The effects are output from separate outs (5 & 6) on the Audio 8 interface. They therefore need to be routed into a third FX channel on the mixer, which would be an issue if you only have a 2-channel mixer. The looping feature can be activated via mouse or keyboard hot-keys but is best controlled via MIDI as that is the most intuitive way to access the various parameters. I tested TS with the Evolution X-Session controller which had just enough buttons/dials to map the controls which were important for me, which were the 8 buttons on the FX panels, FX select for focused deck, loop on/off & loop size.
Traktor Scratch uses 2khz time-code. It's a higher frequency than other types of code resulting in more information capability within the signal. It therefore tracks better, resulting in a much more accurate ‘feel’ which is 99.9% identical to the feel you get with a normal vinyl record. Needle-drops are impressive, something that battle-DJ’s will appreciate. One very nice feature is that the key correction disables itself when the dj is scratching, thus avoiding the ‘watery’ sound artifact that used to happen in earlier systems.
There are no gain controls on the Audio 8, the software automatically calibrates to the level coming in. One amazing feature of this new time-code is it’s ability to function on just one channel, so if you have cartridges dropping either left or right channels all of a sudden it makes no difference to the trackability of the system.
The pitch range is now selectable up to 100%, and deck caching comes over from Traktor 3. A visual representation of the cached portion of the song shows up as a yellow bar at the top of the waveform. When you move to different cue points or beat jump within this section, there is no gap at all between the jumps – making beat jumps and hot cues as seamless as the looping already was. Being able to cache a variable amount into memory means that Traktor Scratch is kinder to machines with less RAM, and able to take full advantage of more if you have it.
In terms of the power required to run all of this, PC’s should be at least a 2 Ghz processor with lots of RAM. If you plan on using a Mac then best to use the Intel variety as these machines will handle a much higher processor load. Look at the minimum specs advertised on the NI website, then go higher. The last thing you want is any chance of your machine crapping out halfway through a show!

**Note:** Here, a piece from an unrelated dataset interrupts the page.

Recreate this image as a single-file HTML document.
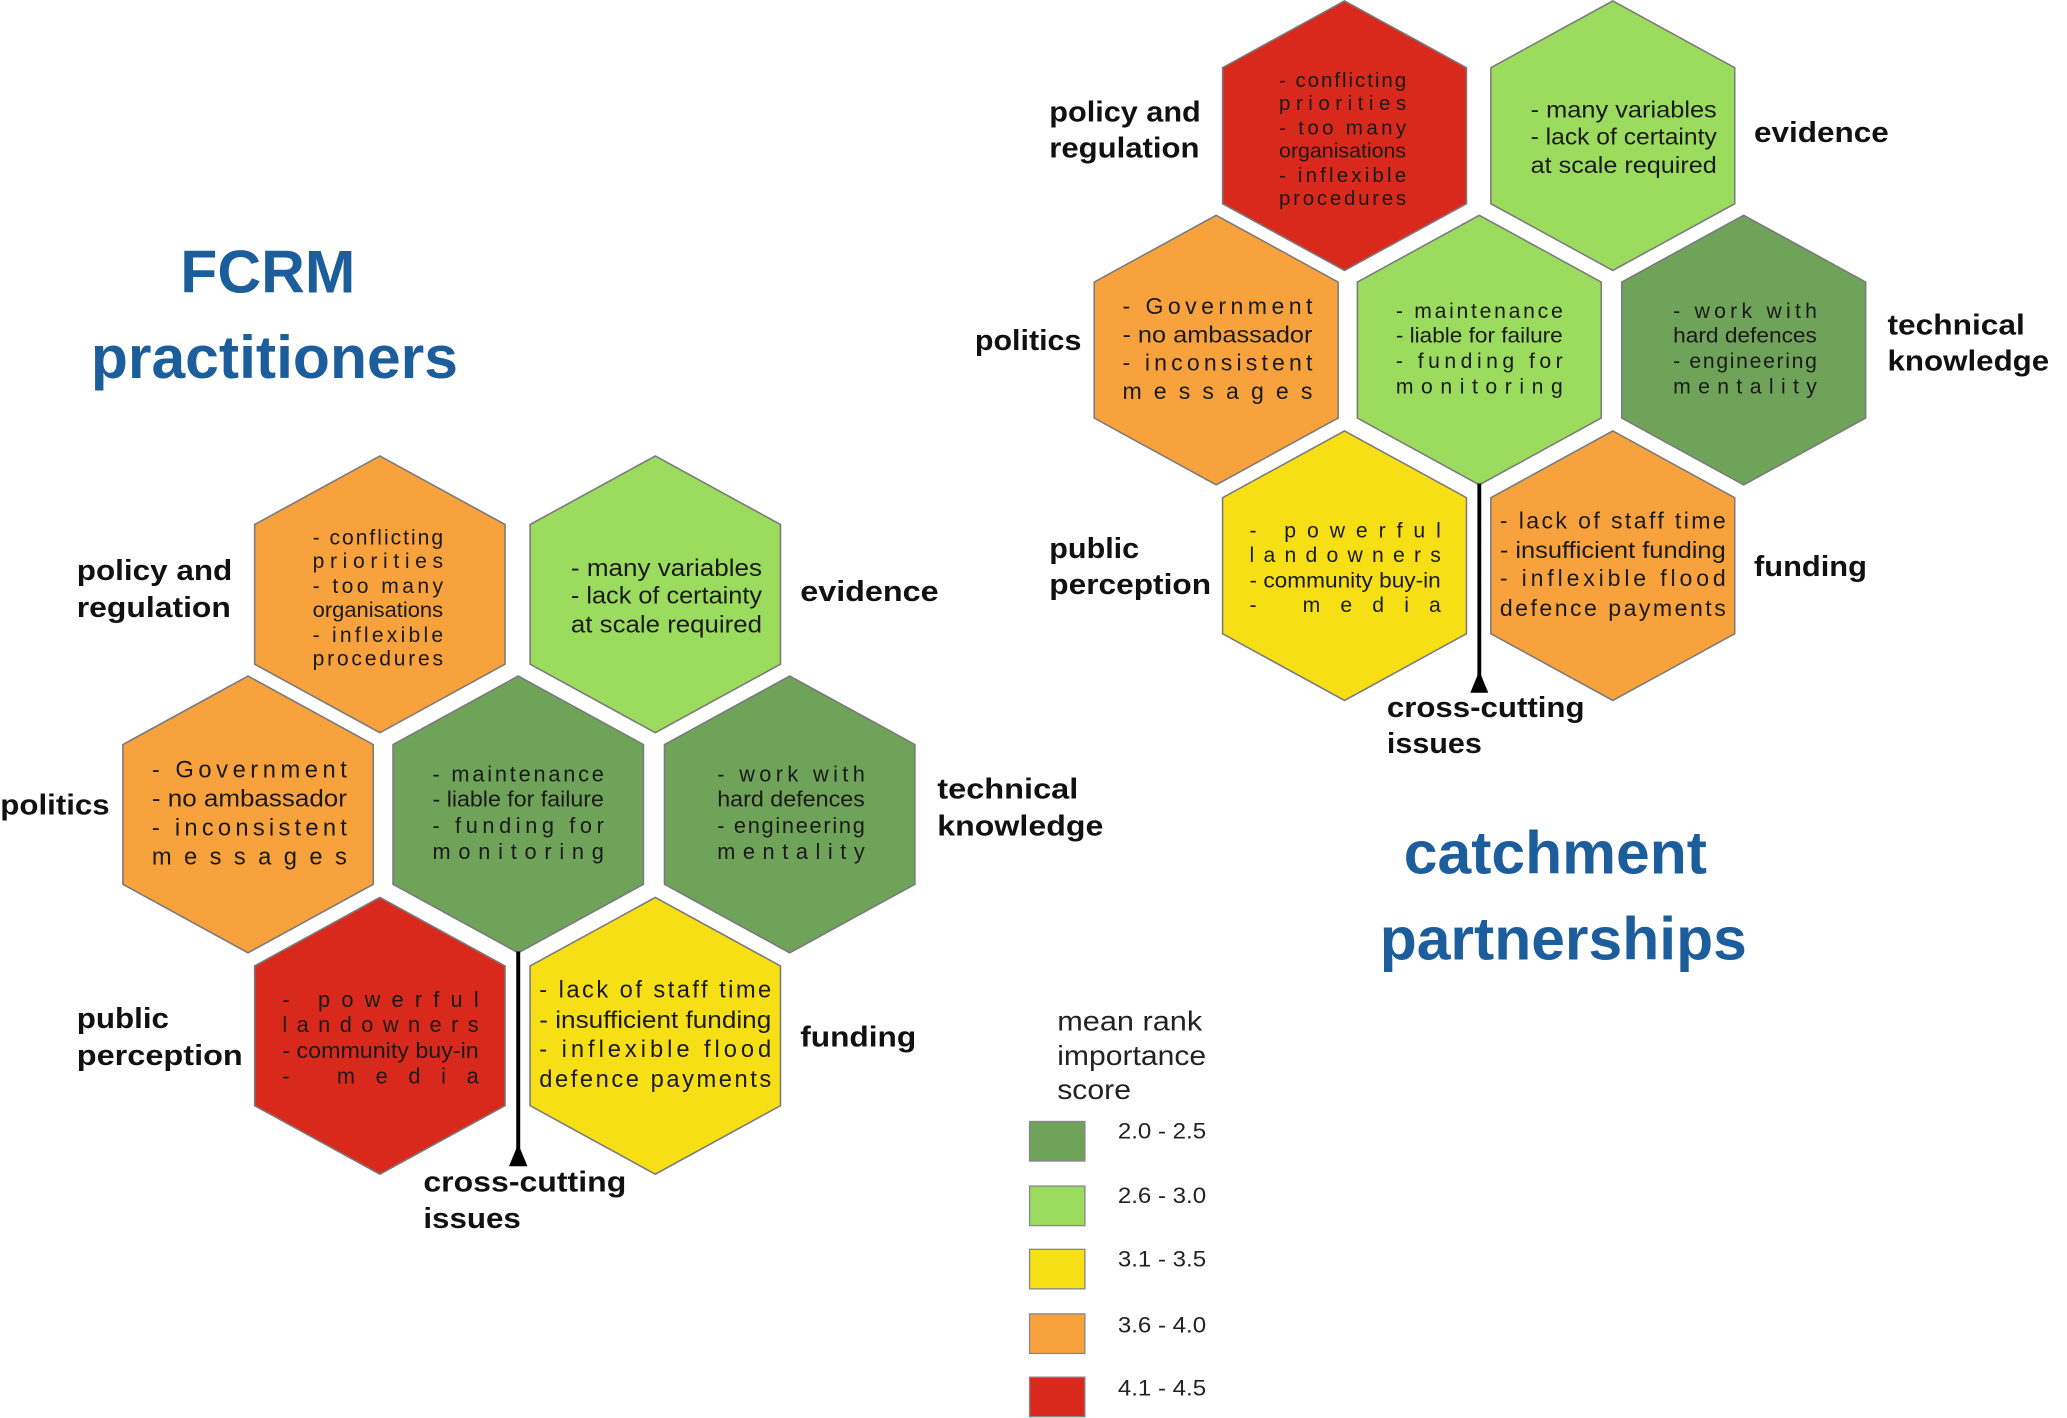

If you have a fast machine though, Traktor Scratch really delivers at the extremes of DJ manipulation. It will read timecode from a platter moving at 4% of its natural pitch, or at 350%. Spin-back & slow-downs are natural sounding, pretty much anything you throw at it will be interpreted correctly. As far as I can tell, this DVS system is the best one so far. Having just been released, only time will tell in the real-world environment. NI seem to be addressing a few perfomance-based issues on the fly, (particularly in regards to Mac PPC G4 Machines). The current version is TS 1.0.050, make sure you have updated to the latest iteration from the NI website for the best performance.
I have used every version of Final Scratch (beos & linux included) and every version of Traktor from Traktor ‘FS’ (versions 1.1, 1.5 & 2) and Traktor Dj Studio 2.5 & beyond. As the years progress so does the capabilities of this sort of system. I have tested Serato, and it works fine, but when you compare the feature set of Traktor software & it’s midi capability there really is no comparison. The 2 biggest issues for me with Serato is that it will not handle AAC files (.m4a) which is a file format that definitely sounds better on a club PA. It also has no MIDI capability, which precludes it from being used with the ever-increasing number of DJ controllers coming on to the market. All in all, the Traktor Scratch package represents a definite improvement on what had previously been in the marketplace and should be an excellent excuse (for those who have so far resisted) to enter the digital vinyl domain.